Dubai has been ranked the 40th most expensive city in the world, according to new research. In a comparison of prices and earnings in 71 global cities, Swiss banking firm UBS AG (UBS), using a scale where 100 was calibrated for prices in New York, found Dubai stood at 81.5 points, placing it behind cities such as Warsaw and Moscow.
The report compared purchasing power across major cities and was based on the cost of a basket of 122 items and services weighted in favour of Western European habits.
The top five positions went to Oslo, Copenhagen, London, Dublin and Zurich with Oslo overtaking the others by considerable margin.
With the euro going strong, UBS found European cities are becoming more expensive.
In 2005, Dublin was the 13th most expensive city surveyed but moved up and has now been ranked fourth. And while Barcelona and Hong Kong were on the same range and equally costly in 2005, the former is today 22 per cent more expensive than the latter.

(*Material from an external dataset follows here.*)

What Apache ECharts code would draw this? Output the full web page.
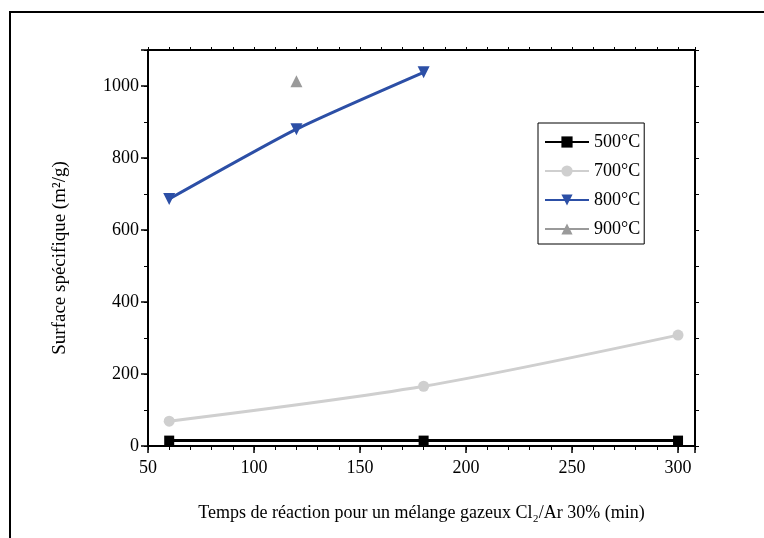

However, if rents are included, the ranking is reshuffled. According to the research, London is the most expensive city in the world in which to live and rent a property followed by Oslo, Dublin and Copenhagen. London is now 26 per cent more expensive compared to previous surveys.
Residents in Dubai are paying higher rents than they would have to in many global capitals the report found. As a result Dubai moved up in the rankings and is the 34th most expensive city in the world, if rents are included in living costs.
Researchers uncovered some surprising correlations. Living in Mumbai is about as expensive as Mexico City, said the survey.
The discrepancy, say the authors, is in the difference in developing cities’ price levels.
“The basket of goods we used in this study is biased toward Western European consumer standards. We only consider the cost of Western-style accommodations in Mumbai, which may be very high compared with average local prices,” said the report.
When it comes to salaries, Dubai again ranked 34th. The calculations, based on salary figures, social security contributions and the number of working hours, placed Dubai ahead of cities including Singapore, Johannesburg, Istanbul and Hong Kong.
However, when net earnings are compared, Dubai residents take home much more cash than workers in Rome, Athens and Seoul thanks to higher bonuses and other employee benefits.
Workers in Copenhagen, Oslo and Zurich continued to earn the most although Zurich’s net earnings are much higher than the other two.
“Salaries in international comparison in the United States have been burdened by the depreciation of the dollar. Coupled with inflation, this effect pushed Chicago down 11 places in our ranking. And New Yorkers now only rank 13th in gross earnings. Inflation tended to outpace salaries since our last study, driven by sharp increases in energy and food prices,” said the report.
And while Zurich’s residents may take home the highest net wages, the Swiss city does not offer the Western world’s lowest tax rates. Taxes and social security as percentage of gross income are lower in Dublin and Madrid for example.
According to the UBS report, Dubai is recreating itself as a new financial centre, and with the large oil reserves, the UAE offers one of the lowest tax and social contribution rates in the ranking.
The salary calculations were based on 2006 figures for 14 diverse professions. Uniform criteria were used with regard to work experience, age, marital status, etc. The pay index was weighted by the share of each occupation in overall employment and overall income and also by gender.
While calculating the 2008 update of the pay index, researchers took account of exchange rates and inflation. They said part of the economic growth was due to productivity improvements, which was passed on to employees in the form of higher salaries.
Dubai moved two spots down in the global rankings to 36th position when it came to domestic purchasing power a drop of seven positions compared to its 29th spot in 2006.
Excluding housing prices, workers in Zurich, Geneva, Dublin and Luxembourg, have the most to spend for the hours they work. However with 88.2 points, Dubai has overtaken Paris,
Johannesburg, Athens and Rome in the category. An hour’s labour in Dublin delivers almost 28 per cent more purchasing power than one in Amsterdam.
“But time spent at work varies in each city, and comparison of annual salaries can be very different from hourly earnings. When comparing purchasing power in terms of total annual earnings Los Angeles moves up to the fourth position, Tokyo moves from 24th to 10th and Berlin falls from the seventh to the 23rd place, reflecting Europe’s tradition of more leisure time,” said the report.
Salaries in London are among the most disparate in Europe, and lower earners typically live where housing costs are lower, outside of the city centre, according to the survey.
Across the globe, researchers found “the value of work is still uneven”. “Calculating purchasing power from gross salaries can indicate how much companies value their workers’ productivity. We find higher levels in Western Europe and North America than in emerging countries, an observation which has not changed since our last study.”